Exercise description
In the entries that follow, how many lines hold the string "document"? Give only that number.
#### Material for this task ####
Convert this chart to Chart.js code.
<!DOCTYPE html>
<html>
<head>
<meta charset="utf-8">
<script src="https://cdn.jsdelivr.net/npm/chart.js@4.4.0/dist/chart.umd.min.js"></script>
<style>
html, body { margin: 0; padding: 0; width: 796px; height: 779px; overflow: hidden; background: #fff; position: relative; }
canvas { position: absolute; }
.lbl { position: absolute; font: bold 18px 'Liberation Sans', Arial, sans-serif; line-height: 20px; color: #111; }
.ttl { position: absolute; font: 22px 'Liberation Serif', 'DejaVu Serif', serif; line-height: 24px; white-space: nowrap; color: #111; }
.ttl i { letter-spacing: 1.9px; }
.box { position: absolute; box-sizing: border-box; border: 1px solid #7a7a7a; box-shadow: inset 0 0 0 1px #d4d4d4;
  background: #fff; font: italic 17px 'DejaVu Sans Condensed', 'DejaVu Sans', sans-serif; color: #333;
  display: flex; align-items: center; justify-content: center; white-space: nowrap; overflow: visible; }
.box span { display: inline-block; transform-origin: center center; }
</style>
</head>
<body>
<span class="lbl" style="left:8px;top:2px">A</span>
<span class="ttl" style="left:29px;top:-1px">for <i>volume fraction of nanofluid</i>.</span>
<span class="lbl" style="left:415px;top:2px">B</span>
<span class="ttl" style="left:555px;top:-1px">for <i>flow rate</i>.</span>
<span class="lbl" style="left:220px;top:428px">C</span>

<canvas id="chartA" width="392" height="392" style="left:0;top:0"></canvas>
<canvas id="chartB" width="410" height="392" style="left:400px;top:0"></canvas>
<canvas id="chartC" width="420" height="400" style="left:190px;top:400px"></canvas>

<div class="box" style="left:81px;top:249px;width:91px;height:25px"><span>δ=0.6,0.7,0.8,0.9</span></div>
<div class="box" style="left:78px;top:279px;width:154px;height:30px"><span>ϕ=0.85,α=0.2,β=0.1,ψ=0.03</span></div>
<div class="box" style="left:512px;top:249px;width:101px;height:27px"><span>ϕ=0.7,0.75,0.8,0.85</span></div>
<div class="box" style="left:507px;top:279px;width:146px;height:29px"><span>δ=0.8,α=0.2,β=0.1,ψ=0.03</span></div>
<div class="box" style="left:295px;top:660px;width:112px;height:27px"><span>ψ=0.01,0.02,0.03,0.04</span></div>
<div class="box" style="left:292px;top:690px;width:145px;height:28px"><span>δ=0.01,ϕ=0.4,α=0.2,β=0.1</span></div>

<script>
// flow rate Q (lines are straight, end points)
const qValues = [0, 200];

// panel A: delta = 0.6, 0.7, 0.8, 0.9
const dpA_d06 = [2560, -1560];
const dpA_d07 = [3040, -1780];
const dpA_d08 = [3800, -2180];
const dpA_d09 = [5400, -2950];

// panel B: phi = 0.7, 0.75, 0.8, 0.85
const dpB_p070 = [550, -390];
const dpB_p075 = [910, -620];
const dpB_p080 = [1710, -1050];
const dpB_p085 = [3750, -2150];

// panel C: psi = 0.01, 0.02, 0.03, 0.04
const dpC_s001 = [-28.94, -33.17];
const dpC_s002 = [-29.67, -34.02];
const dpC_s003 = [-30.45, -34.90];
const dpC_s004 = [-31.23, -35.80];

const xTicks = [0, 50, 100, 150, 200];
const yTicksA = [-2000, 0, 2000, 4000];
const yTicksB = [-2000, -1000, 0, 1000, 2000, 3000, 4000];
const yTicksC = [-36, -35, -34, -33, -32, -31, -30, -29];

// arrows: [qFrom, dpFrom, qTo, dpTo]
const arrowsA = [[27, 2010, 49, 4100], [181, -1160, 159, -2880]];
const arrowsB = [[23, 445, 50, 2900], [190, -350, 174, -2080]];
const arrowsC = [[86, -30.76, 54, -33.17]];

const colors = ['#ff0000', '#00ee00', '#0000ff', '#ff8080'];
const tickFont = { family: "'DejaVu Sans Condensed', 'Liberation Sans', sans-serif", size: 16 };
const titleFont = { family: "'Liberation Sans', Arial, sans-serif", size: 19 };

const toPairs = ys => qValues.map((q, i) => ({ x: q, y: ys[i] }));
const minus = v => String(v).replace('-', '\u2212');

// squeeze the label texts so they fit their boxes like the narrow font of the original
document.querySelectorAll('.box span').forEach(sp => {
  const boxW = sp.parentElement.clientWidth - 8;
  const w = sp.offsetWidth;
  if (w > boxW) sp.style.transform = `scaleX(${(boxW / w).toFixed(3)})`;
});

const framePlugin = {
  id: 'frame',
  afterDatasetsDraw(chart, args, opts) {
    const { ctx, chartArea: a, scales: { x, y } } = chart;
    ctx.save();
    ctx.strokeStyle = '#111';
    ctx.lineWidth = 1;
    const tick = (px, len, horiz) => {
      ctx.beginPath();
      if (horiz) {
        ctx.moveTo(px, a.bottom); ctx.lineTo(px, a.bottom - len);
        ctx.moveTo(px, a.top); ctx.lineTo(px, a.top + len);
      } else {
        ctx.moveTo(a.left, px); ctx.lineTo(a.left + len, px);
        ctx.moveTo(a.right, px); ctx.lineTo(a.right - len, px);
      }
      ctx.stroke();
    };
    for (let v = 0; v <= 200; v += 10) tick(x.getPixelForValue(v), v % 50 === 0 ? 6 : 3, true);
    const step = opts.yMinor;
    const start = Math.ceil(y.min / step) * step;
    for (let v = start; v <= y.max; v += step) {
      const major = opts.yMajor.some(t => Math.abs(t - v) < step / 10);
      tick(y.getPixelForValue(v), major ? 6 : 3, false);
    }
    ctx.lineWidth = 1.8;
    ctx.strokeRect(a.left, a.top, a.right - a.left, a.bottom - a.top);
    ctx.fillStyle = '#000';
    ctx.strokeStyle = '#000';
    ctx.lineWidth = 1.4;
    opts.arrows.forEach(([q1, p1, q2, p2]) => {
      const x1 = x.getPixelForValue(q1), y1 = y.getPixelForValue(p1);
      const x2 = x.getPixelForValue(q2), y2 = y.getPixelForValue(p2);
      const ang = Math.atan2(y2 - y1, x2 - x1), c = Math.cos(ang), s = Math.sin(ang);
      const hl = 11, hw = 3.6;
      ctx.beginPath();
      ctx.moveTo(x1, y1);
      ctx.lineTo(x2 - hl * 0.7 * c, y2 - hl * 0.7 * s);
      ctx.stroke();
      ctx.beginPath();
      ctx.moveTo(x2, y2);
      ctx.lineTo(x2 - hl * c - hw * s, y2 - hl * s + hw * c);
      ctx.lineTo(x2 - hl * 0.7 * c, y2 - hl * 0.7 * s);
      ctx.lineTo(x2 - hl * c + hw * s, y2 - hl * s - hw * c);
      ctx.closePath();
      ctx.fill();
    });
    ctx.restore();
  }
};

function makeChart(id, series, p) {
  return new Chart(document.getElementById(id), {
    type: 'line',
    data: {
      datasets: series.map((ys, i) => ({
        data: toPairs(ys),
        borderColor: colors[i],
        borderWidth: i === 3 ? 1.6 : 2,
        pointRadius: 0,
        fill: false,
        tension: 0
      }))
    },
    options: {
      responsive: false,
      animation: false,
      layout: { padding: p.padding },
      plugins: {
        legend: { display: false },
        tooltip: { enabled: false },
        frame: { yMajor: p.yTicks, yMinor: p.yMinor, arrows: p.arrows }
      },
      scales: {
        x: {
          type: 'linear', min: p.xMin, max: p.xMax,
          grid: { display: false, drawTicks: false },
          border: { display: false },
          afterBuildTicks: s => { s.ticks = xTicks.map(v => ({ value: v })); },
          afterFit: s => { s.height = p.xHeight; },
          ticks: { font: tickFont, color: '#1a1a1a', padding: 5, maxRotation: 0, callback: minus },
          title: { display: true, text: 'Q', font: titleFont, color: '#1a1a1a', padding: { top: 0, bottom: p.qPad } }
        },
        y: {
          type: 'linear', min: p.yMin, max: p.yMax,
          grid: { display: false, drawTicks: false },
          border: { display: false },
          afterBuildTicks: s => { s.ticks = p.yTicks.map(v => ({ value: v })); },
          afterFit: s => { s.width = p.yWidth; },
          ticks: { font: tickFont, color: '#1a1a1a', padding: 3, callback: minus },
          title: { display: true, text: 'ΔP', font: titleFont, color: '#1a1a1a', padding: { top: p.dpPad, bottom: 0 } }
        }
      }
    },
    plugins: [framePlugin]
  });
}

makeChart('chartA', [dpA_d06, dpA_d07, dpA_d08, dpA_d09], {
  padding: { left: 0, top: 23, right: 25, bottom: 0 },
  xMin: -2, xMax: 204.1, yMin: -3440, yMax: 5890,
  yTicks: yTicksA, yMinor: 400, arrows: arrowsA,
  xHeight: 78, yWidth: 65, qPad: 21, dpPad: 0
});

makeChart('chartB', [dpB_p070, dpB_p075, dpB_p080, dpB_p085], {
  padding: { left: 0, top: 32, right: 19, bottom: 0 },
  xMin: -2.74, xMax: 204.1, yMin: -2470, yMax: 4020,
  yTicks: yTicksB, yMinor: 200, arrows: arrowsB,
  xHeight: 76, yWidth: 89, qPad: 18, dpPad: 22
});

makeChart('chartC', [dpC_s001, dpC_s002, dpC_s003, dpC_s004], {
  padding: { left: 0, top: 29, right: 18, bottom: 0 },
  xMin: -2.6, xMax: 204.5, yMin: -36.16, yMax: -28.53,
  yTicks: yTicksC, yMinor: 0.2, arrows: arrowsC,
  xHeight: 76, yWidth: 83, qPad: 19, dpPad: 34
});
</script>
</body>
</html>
####
#### Material for this task ####
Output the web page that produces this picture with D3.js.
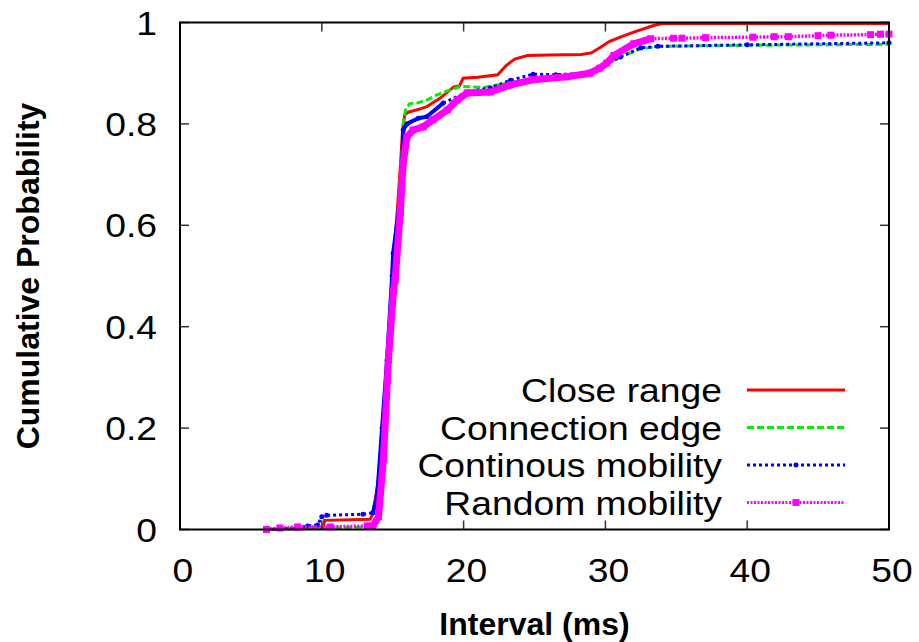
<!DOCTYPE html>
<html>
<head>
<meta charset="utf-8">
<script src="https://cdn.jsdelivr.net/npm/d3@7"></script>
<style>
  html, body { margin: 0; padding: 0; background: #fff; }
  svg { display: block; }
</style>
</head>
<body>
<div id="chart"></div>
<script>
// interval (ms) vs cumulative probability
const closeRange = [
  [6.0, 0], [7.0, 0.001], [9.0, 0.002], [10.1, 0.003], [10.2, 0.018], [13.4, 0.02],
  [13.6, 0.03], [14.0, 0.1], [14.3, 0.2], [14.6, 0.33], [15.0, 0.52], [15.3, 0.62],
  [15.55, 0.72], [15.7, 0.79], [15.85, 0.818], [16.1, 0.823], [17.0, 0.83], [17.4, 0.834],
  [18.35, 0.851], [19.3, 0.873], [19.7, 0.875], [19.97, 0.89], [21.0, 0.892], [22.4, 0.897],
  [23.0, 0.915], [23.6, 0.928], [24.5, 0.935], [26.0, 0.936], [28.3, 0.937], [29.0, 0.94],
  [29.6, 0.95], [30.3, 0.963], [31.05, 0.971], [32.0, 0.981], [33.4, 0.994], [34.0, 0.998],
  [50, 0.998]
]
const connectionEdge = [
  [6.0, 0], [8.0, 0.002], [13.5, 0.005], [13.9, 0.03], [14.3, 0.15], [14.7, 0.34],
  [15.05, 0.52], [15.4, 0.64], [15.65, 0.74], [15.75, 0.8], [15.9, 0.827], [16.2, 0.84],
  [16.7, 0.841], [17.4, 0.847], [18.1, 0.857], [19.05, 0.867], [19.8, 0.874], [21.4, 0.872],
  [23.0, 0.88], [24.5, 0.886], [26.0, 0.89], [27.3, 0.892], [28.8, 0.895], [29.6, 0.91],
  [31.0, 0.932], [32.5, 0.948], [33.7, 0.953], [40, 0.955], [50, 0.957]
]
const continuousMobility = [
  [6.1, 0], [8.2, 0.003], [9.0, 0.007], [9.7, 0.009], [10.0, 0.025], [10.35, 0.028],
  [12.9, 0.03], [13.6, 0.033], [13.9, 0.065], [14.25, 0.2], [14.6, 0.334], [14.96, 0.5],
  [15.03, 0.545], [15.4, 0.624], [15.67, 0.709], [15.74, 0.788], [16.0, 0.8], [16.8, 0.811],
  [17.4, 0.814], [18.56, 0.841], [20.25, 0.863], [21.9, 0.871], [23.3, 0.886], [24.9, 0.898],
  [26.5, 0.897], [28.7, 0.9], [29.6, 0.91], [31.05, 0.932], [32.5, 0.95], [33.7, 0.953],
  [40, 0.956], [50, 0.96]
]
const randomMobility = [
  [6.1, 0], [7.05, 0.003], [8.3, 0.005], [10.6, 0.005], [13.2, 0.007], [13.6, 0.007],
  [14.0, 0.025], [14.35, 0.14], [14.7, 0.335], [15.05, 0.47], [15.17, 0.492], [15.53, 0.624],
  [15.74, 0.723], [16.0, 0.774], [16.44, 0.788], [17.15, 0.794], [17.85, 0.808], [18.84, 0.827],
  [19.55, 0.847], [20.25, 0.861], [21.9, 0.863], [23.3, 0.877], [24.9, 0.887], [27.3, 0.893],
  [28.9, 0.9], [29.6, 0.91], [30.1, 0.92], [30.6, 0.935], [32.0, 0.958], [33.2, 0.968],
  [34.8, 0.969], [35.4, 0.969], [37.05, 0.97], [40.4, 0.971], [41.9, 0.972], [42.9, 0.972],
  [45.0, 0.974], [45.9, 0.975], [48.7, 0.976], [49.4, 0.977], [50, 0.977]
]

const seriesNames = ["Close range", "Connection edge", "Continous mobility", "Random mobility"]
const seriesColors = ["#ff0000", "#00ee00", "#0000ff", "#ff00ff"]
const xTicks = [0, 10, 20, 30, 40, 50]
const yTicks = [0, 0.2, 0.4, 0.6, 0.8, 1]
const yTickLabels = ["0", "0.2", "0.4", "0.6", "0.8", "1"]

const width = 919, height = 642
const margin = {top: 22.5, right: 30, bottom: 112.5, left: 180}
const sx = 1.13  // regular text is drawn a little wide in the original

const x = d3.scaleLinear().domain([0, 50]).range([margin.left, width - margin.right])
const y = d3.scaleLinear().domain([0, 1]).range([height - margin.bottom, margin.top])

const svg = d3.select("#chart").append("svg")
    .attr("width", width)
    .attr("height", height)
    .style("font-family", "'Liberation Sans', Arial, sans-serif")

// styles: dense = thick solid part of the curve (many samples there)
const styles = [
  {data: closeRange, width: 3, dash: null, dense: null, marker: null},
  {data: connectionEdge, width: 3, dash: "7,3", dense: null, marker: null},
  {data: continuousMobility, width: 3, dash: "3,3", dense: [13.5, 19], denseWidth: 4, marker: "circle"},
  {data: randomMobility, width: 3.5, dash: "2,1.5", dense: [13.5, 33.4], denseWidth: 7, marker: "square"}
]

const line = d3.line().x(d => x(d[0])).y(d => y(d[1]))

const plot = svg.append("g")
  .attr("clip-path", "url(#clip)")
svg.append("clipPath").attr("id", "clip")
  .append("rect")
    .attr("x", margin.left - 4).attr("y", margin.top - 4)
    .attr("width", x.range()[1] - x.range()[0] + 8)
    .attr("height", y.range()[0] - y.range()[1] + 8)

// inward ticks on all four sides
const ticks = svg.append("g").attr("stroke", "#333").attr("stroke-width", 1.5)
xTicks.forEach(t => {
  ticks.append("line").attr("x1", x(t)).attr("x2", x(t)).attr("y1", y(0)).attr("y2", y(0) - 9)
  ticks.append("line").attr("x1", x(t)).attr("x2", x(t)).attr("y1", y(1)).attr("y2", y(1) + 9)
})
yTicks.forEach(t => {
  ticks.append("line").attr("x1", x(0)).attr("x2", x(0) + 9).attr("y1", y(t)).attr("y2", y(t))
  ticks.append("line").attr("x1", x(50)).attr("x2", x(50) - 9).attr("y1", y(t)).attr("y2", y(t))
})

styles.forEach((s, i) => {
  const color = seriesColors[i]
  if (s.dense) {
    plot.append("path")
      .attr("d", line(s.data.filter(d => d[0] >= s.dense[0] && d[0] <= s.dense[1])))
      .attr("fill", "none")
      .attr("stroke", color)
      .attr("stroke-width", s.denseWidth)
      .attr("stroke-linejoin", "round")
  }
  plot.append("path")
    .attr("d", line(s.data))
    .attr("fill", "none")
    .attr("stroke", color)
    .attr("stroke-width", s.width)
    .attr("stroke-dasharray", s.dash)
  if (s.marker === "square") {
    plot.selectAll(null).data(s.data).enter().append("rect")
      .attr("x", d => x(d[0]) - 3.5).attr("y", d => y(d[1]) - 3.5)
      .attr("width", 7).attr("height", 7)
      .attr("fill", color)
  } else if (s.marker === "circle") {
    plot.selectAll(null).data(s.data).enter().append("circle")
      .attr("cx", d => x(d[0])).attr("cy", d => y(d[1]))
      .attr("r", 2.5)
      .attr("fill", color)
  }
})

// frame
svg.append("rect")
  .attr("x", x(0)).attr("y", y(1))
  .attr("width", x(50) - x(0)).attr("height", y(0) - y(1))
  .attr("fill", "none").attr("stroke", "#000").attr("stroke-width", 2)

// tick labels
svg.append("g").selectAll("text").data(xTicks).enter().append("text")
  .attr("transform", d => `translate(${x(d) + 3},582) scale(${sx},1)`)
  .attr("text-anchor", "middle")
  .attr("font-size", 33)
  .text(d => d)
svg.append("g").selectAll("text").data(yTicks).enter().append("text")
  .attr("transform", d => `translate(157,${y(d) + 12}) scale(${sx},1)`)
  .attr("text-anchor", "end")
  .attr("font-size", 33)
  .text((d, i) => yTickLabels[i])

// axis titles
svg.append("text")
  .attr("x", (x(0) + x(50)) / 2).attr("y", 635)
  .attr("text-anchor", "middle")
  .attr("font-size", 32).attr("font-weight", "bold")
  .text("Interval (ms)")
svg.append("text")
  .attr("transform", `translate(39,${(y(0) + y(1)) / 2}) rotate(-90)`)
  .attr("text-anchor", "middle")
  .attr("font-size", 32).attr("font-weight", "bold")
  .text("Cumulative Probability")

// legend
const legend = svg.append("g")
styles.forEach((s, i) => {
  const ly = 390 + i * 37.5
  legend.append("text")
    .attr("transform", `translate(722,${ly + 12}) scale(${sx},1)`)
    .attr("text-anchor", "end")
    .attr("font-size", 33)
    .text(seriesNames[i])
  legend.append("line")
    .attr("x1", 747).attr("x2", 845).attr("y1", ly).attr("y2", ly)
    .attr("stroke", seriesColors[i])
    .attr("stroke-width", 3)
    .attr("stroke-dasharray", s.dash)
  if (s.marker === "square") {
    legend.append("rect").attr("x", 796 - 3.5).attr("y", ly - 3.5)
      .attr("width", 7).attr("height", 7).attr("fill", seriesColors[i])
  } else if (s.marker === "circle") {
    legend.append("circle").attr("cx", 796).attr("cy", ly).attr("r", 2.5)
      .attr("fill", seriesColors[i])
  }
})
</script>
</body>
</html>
####
#### Material for this task ####
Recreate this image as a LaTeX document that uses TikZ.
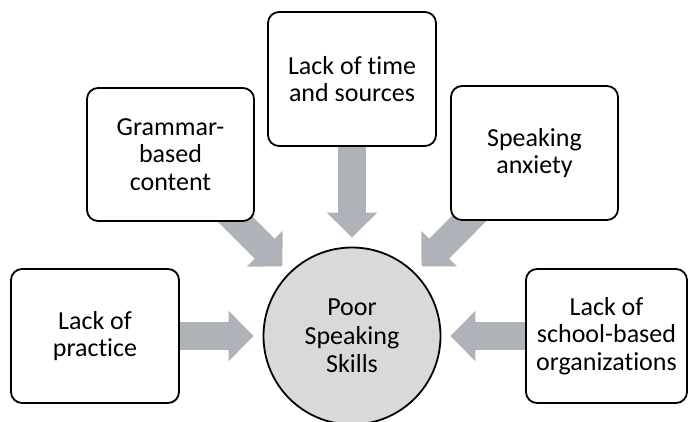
####
Reply
3